Common misunderstandings

One common mistake is thinking that if $x_n \to a$, then automatically $f(x_n) \to f(a)$ for every function. That is false. The property holds only for continuous functions.

Another mistake is checking only one sequence and declaring continuity. To prove continuity using sequences, you must check every sequence $\{x_n\}$ with $x_n \to a$. To disprove continuity, however, one counterexample sequence is enough.

It is also important to remember that sequences must stay inside the domain of the function. If $f : A \to \mathbb{R}$, then each $x_n$ must belong to $A$.

Conclusion

The sequential characterization of continuity says that a function is continuous at a point exactly when it preserves limits of all sequences converging to that point. This viewpoint is equivalent to the $\varepsilon$-$\delta$ definition, but it often feels more concrete and easier to use in practice.

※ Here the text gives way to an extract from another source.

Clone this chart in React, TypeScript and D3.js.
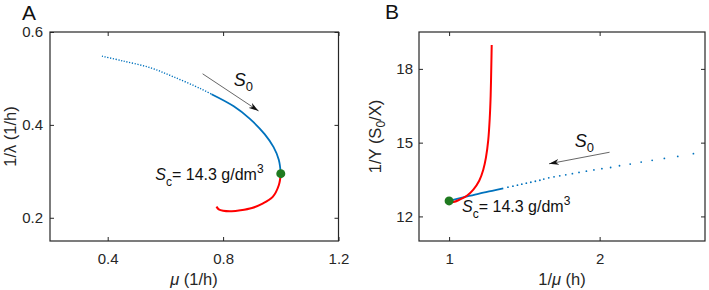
import React, { useEffect, useRef } from "react";
import * as d3 from "d3";

// Panel A: 1/lambda against mu
const aTicksX = [0.4, 0.8, 1.2];
const aTicksY = [0.2, 0.4, 0.6];
const aBlueDotX = [0.38, 0.45, 0.548, 0.63, 0.722, 0.76];
const aBlueDotY = [0.548, 0.538, 0.523, 0.503, 0.478, 0.466];
const aBlueX = [0.76, 0.837, 0.893, 0.944, 0.975, 0.993, 1.0];
const aBlueY = [0.466, 0.44, 0.413, 0.38, 0.352, 0.325, 0.295];
const aRedX = [1.0, 0.993, 0.972, 0.935, 0.9, 0.86, 0.83, 0.8, 0.785, 0.777];
const aRedY = [0.295, 0.27, 0.245, 0.23, 0.221, 0.216, 0.214, 0.215, 0.218, 0.224];

// Panel B: 1/Y against 1/mu
const bTicksX = [1, 2];
const bTicksY = [12, 15, 18];
const bBlueX = [1.0, 1.1, 1.2, 1.3, 1.36];
const bBlueY = [12.63, 12.78, 12.93, 13.06, 13.14];
const bDotX = [1.391, 1.424, 1.454, 1.483, 1.513, 1.543, 1.573, 1.603, 1.629, 1.662, 1.697, 1.735, 1.775,
  1.819, 1.863, 1.912, 1.962, 2.015, 2.073, 2.132, 2.203, 2.276, 2.349, 2.43, 2.519, 2.623];
const bDotY = [13.19, 13.23, 13.27, 13.31, 13.35, 13.39, 13.43, 13.47, 13.52, 13.57, 13.61, 13.65, 13.69,
  13.74, 13.79, 13.84, 13.89, 13.94, 13.99, 14.06, 14.13, 14.21, 14.28, 14.36, 14.44, 14.55];
const bRedX = [1.0, 1.03, 1.073, 1.12, 1.161, 1.2, 1.227, 1.245, 1.26, 1.27, 1.276, 1.28, 1.283];
const bRedY = [12.63, 12.59, 12.69, 12.85, 13.09, 13.45, 13.9, 14.4, 15.1, 16.0, 16.9, 18.0, 18.97];

const critical = { a: [1.0, 0.295], b: [1.0, 12.63] };

const ink = "#262626";
const blue = "#0072BD";
const red = "#FF0000";
const green = "#1f7a1f";
const font = "'Liberation Sans', Arial, sans-serif";

const zip = (xs: number[], ys: number[]) => xs.map((x, i) => [x, ys[i]] as [number, number]);

const App = () => {
  const ref = useRef<SVGSVGElement>(null);

  useEffect(() => {
    const svg = d3.select(ref.current);
    svg.selectAll("*").remove();

    svg.append("defs").append("marker")
      .attr("id", "head")
      .attr("viewBox", "0 0 10 6")
      .attr("refX", 10).attr("refY", 3)
      .attr("markerWidth", 10).attr("markerHeight", 6)
      .attr("markerUnits", "userSpaceOnUse")
      .attr("orient", "auto")
      .append("path")
      .attr("d", "M0,0 L10,3 L0,6 L3,3 Z")
      .attr("fill", "#111");

    const drawFrame = (g, x, y, ticksX, ticksY, fmtX, fmtY, padY) => {
      const [x0, x1] = x.range();
      const [y0, y1] = y.range();
      const bottom = g.append("g").attr("transform", `translate(0,${y0})`)
        .call(d3.axisBottom(x).tickValues(ticksX).tickSize(-4).tickPadding(12).tickFormat(fmtX));
      const left = g.append("g").attr("transform", `translate(${x0},0)`)
        .call(d3.axisLeft(y).tickValues(ticksY).tickSize(-4).tickPadding(padY).tickFormat(fmtY));
      const top = g.append("g").attr("transform", `translate(0,${y1})`)
        .call(d3.axisTop(x).tickValues(ticksX).tickSize(-4).tickFormat(() => ""));
      const right = g.append("g").attr("transform", `translate(${x1},0)`)
        .call(d3.axisRight(y).tickValues(ticksY).tickSize(-4).tickFormat(() => ""));
      [bottom, left, top, right].forEach(a => {
        a.select(".domain").remove();
        a.selectAll("line").attr("stroke", ink).attr("stroke-width", 1);
        a.selectAll("text").attr("fill", ink).style("font-family", font).style("font-size", "15px");
      });
      g.append("rect")
        .attr("x", x0).attr("y", y1)
        .attr("width", x1 - x0).attr("height", y0 - y1)
        .attr("fill", "none").attr("stroke", ink).attr("stroke-width", 1.2);
    };

    const addArrow = (g, x, y, from, to) => {
      g.append("line")
        .attr("x1", x(from[0])).attr("y1", y(from[1]))
        .attr("x2", x(to[0])).attr("y2", y(to[1]))
        .attr("stroke", "#555").attr("stroke-width", 0.9)
        .attr("marker-end", "url(#head)");
    };

    const addS0 = (g, px, py) => {
      const t = g.append("text").attr("x", px).attr("y", py)
        .attr("fill", "#111").style("font-family", font).style("font-size", "18px");
      t.append("tspan").attr("font-style", "italic").text("S");
      t.append("tspan").attr("dy", 5).style("font-size", "13px").text("0");
    };

    const addSc = (g, px, py) => {
      const t = g.append("text").attr("x", px).attr("y", py)
        .attr("fill", "#111").style("font-family", font).style("font-size", "16px");
      t.append("tspan").attr("font-style", "italic").text("S");
      t.append("tspan").attr("dy", 6).style("font-size", "12px").text("c");
      t.append("tspan").attr("dy", -6).text("= 14.3 g/dm");
      t.append("tspan").attr("dy", -7).style("font-size", "12px").text("3");
    };

    // ---- panel A ----
    {
      const x = d3.scaleLinear().domain([0.2, 1.2]).range([50, 338.5]);
      const y = d3.scaleLinear().domain([0.15, 0.6]).range([241, 32]);
      const g = svg.append("g");
      const line = d3.line().x(d => x(d[0])).y(d => y(d[1])).curve(d3.curveCatmullRom.alpha(0.5));

      drawFrame(g, x, y, aTicksX, aTicksY, d3.format(".1f"), d3.format(".1f"), 7);

      g.append("path").attr("d", line(zip(aBlueDotX, aBlueDotY)))
        .attr("fill", "none").attr("stroke", blue).attr("stroke-width", 1.4)
        .attr("stroke-dasharray", "1.2 1.6");
      g.append("path").attr("d", line(zip(aBlueX, aBlueY)))
        .attr("fill", "none").attr("stroke", blue).attr("stroke-width", 1.8);
      g.append("path").attr("d", line(zip(aRedX, aRedY)))
        .attr("fill", "none").attr("stroke", red).attr("stroke-width", 2);
      g.append("circle").attr("cx", x(critical.a[0])).attr("cy", y(critical.a[1]))
        .attr("r", 4.5).attr("fill", green);

      addArrow(g, x, y, [0.729, 0.51], [0.923, 0.43]);
      addS0(g, x(0.837), y(0.484));
      addSc(g, x(0.565), y(0.281));

      g.append("text").attr("x", 22).attr("y", 20).attr("fill", "#111")
        .style("font-family", font).style("font-size", "21px").text("A");

      const xl = g.append("text").attr("x", 194).attr("y", 285).attr("text-anchor", "middle")
        .attr("fill", ink).style("font-family", font).style("font-size", "16.5px");
      xl.append("tspan").attr("font-style", "italic").text("μ");
      xl.append("tspan").text(" (1/h)");

      g.append("text").attr("transform", "translate(16,136.5) rotate(-90)").attr("text-anchor", "middle")
        .attr("fill", ink).style("font-family", font).style("font-size", "16.5px").text("1/λ (1/h)");
    }

    // ---- panel B ----
    {
      const x = d3.scaleLinear().domain([0.8, 2.7]).range([419, 705]);
      const y = d3.scaleLinear().domain([11, 19.5]).range([241, 32]);
      const g = svg.append("g");
      const line = d3.line().x(d => x(d[0])).y(d => y(d[1])).curve(d3.curveCatmullRom.alpha(0.5));

      drawFrame(g, x, y, bTicksX, bTicksY, d3.format("d"), d3.format("d"), 6);

      g.append("path").attr("d", line(zip(bBlueX, bBlueY)))
        .attr("fill", "none").attr("stroke", blue).attr("stroke-width", 1.8);
      g.selectAll(".bdot").data(zip(bDotX, bDotY)).enter().append("circle")
        .attr("class", "bdot")
        .attr("cx", d => x(d[0])).attr("cy", d => y(d[1]))
        .attr("r", 0.9).attr("fill", blue);
      g.append("path").attr("d", line(zip(bRedX, bRedY)))
        .attr("fill", "none").attr("stroke", red).attr("stroke-width", 2);
      g.append("circle").attr("cx", x(critical.b[0])).attr("cy", y(critical.b[1]))
        .attr("r", 4.5).attr("fill", green);

      addArrow(g, x, y, [2.066, 14.61], [1.664, 14.14]);
      addS0(g, x(1.834), y(14.84));
      addSc(g, x(1.086), y(12.16));

      g.append("text").attr("x", 385).attr("y", 19).attr("fill", "#111")
        .style("font-family", font).style("font-size", "21px").text("B");

      const xl = g.append("text").attr("x", 562).attr("y", 285).attr("text-anchor", "middle")
        .attr("fill", ink).style("font-family", font).style("font-size", "16.5px");
      xl.append("tspan").text("1/");
      xl.append("tspan").attr("font-style", "italic").text("μ");
      xl.append("tspan").text(" (h)");

      const yl = g.append("text").attr("transform", "translate(381,136.5) rotate(-90)").attr("text-anchor", "middle")
        .attr("fill", ink).style("font-family", font).style("font-size", "16.5px");
      yl.append("tspan").text("1/Y (S");
      yl.append("tspan").attr("dy", 4).style("font-size", "12px").text("0");
      yl.append("tspan").attr("dy", -4).text("/X)");
    }
  }, []);

  return (
    <svg ref={ref} width={709} height={290}
      style={{ position: "absolute", left: 0, top: 0, background: "#fff" }} />
  );
};

export default App;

students, if you remember one idea from this lesson, remember this: continuity means that approaching inputs produce approaching outputs, no matter how the inputs move toward the point. That idea connects directly to limits, discontinuity tests, and important theorems about compact sets. It is one of the most useful bridges between intuition and proof in real analysis 🌟.

Study Notes

A sequence $\{x_n\}$ converges to $a$ if the terms get arbitrarily close to $a$ as $n \to \infty$.
The sequential characterization of continuity says: $f$ is continuous at $a$ if and only if for every sequence $\{x_n\}$ with $x_n \to a$, we have $f(x_n) \to f(a)$.
This statement is equivalent to the $\varepsilon$-$\delta$ definition of continuity.
To prove continuity with sequences, start with an arbitrary sequence $x_n \to a$ and show $f(x_n) \to f(a)$.
To prove discontinuity, find one sequence $x_n \to a$ such that $f(x_n)$ does not converge to $f(a)$.
Example: $f(x)=x^2$ is continuous everywhere, so if $x_n \to a$, then $x_n^2 \to a^2$.
Example: the function $f(x)=1$ for $x \ne 0$ and $f(0)=0$ is not continuous at $0$, because $x_n=\frac{1}{n} \to 0$ but $f(x_n)=1 \not\to 0$.
Sequential characterization is important for compactness results, including the fact that continuous functions on compact sets are bounded and attain maximum and minimum values.
Always make sure sequences stay inside the domain of the function.
Continuity means outputs follow inputs consistently when inputs move toward a point.